■ Source material
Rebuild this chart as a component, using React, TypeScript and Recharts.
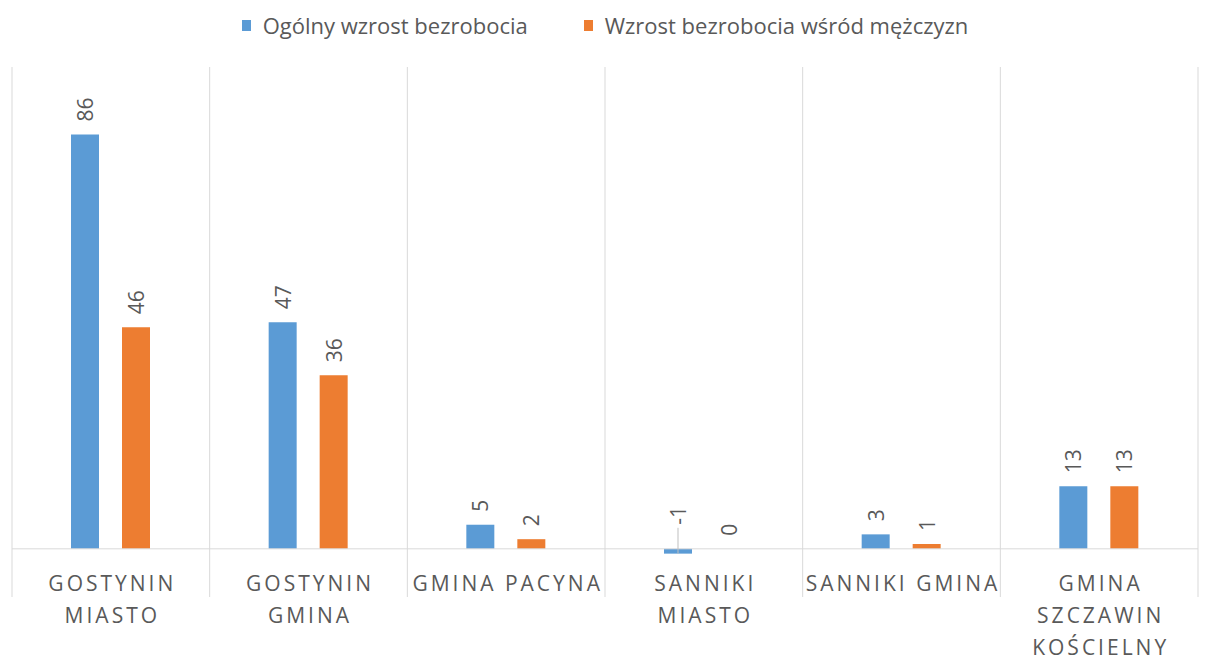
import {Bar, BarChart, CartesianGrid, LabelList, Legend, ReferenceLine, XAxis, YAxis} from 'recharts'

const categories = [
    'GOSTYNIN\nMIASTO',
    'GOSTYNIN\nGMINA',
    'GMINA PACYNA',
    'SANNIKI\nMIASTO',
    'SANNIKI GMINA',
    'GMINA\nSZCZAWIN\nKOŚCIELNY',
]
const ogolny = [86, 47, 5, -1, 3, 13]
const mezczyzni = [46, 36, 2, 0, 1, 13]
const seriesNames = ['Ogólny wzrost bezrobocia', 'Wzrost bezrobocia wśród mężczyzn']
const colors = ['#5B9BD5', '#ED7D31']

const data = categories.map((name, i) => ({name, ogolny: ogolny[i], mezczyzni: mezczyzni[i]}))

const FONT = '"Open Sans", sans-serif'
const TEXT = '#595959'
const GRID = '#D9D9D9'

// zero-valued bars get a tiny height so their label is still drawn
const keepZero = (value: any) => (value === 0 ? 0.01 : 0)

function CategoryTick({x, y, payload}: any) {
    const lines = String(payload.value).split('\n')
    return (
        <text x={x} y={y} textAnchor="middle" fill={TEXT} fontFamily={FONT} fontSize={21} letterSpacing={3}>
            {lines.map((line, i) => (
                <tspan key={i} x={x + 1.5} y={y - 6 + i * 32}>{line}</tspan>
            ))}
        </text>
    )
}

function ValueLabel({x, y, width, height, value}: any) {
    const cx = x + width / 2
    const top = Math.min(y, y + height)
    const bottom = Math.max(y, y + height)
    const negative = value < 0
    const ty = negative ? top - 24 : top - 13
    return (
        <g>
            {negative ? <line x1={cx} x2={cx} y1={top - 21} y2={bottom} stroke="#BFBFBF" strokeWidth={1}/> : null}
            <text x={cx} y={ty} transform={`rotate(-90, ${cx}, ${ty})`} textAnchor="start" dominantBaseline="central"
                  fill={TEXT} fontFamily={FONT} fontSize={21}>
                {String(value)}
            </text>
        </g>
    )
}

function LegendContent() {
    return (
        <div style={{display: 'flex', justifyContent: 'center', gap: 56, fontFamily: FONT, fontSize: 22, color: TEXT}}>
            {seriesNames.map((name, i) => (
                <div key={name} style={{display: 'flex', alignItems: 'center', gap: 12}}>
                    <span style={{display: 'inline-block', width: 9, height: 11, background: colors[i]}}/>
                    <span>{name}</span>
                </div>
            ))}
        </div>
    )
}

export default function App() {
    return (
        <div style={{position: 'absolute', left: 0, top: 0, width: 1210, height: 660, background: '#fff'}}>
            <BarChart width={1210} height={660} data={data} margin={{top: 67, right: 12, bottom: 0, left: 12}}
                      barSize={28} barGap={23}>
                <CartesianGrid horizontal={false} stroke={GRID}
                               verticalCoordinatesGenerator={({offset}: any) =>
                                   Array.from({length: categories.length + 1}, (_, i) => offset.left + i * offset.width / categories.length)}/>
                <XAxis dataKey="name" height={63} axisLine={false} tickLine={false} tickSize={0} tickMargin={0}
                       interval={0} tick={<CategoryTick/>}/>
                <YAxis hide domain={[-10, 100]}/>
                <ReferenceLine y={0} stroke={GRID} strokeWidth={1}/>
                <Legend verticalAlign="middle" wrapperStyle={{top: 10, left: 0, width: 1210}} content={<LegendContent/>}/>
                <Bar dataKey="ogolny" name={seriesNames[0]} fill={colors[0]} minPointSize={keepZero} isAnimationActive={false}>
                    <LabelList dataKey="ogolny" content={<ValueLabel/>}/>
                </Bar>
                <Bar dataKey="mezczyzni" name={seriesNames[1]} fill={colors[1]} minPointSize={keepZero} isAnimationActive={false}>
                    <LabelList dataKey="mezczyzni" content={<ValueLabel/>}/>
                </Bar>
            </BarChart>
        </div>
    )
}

■ Set task
Reproduce the material above in full and without alteration, but skip all pictures.

■ Answer for the task
Rebuild this chart as a component, using React, TypeScript and Recharts.
import {Bar, BarChart, CartesianGrid, LabelList, Legend, ReferenceLine, XAxis, YAxis} from 'recharts'

const categories = [
    'GOSTYNIN\nMIASTO',
    'GOSTYNIN\nGMINA',
    'GMINA PACYNA',
    'SANNIKI\nMIASTO',
    'SANNIKI GMINA',
    'GMINA\nSZCZAWIN\nKOŚCIELNY',
]
const ogolny = [86, 47, 5, -1, 3, 13]
const mezczyzni = [46, 36, 2, 0, 1, 13]
const seriesNames = ['Ogólny wzrost bezrobocia', 'Wzrost bezrobocia wśród mężczyzn']
const colors = ['#5B9BD5', '#ED7D31']

const data = categories.map((name, i) => ({name, ogolny: ogolny[i], mezczyzni: mezczyzni[i]}))

const FONT = '"Open Sans", sans-serif'
const TEXT = '#595959'
const GRID = '#D9D9D9'

// zero-valued bars get a tiny height so their label is still drawn
const keepZero = (value: any) => (value === 0 ? 0.01 : 0)

function CategoryTick({x, y, payload}: any) {
    const lines = String(payload.value).split('\n')
    return (
        <text x={x} y={y} textAnchor="middle" fill={TEXT} fontFamily={FONT} fontSize={21} letterSpacing={3}>
            {lines.map((line, i) => (
                <tspan key={i} x={x + 1.5} y={y - 6 + i * 32}>{line}</tspan>
            ))}
        </text>
    )
}

function ValueLabel({x, y, width, height, value}: any) {
    const cx = x + width / 2
    const top = Math.min(y, y + height)
    const bottom = Math.max(y, y + height)
    const negative = value < 0
    const ty = negative ? top - 24 : top - 13
    return (
        <g>
            {negative ? <line x1={cx} x2={cx} y1={top - 21} y2={bottom} stroke="#BFBFBF" strokeWidth={1}/> : null}
            <text x={cx} y={ty} transform={`rotate(-90, ${cx}, ${ty})`} textAnchor="start" dominantBaseline="central"
                  fill={TEXT} fontFamily={FONT} fontSize={21}>
                {String(value)}
            </text>
        </g>
    )
}

function LegendContent() {
    return (
        <div style={{display: 'flex', justifyContent: 'center', gap: 56, fontFamily: FONT, fontSize: 22, color: TEXT}}>
            {seriesNames.map((name, i) => (
                <div key={name} style={{display: 'flex', alignItems: 'center', gap: 12}}>
                    <span style={{display: 'inline-block', width: 9, height: 11, background: colors[i]}}/>
                    <span>{name}</span>
                </div>
            ))}
        </div>
    )
}

export default function App() {
    return (
        <div style={{position: 'absolute', left: 0, top: 0, width: 1210, height: 660, background: '#fff'}}>
            <BarChart width={1210} height={660} data={data} margin={{top: 67, right: 12, bottom: 0, left: 12}}
                      barSize={28} barGap={23}>
                <CartesianGrid horizontal={false} stroke={GRID}
                               verticalCoordinatesGenerator={({offset}: any) =>
                                   Array.from({length: categories.length + 1}, (_, i) => offset.left + i * offset.width / categories.length)}/>
                <XAxis dataKey="name" height={63} axisLine={false} tickLine={false} tickSize={0} tickMargin={0}
                       interval={0} tick={<CategoryTick/>}/>
                <YAxis hide domain={[-10, 100]}/>
                <ReferenceLine y={0} stroke={GRID} strokeWidth={1}/>
                <Legend verticalAlign="middle" wrapperStyle={{top: 10, left: 0, width: 1210}} content={<LegendContent/>}/>
                <Bar dataKey="ogolny" name={seriesNames[0]} fill={colors[0]} minPointSize={keepZero} isAnimationActive={false}>
                    <LabelList dataKey="ogolny" content={<ValueLabel/>}/>
                </Bar>
                <Bar dataKey="mezczyzni" name={seriesNames[1]} fill={colors[1]} minPointSize={keepZero} isAnimationActive={false}>
                    <LabelList dataKey="mezczyzni" content={<ValueLabel/>}/>
                </Bar>
            </BarChart>
        </div>
    )
}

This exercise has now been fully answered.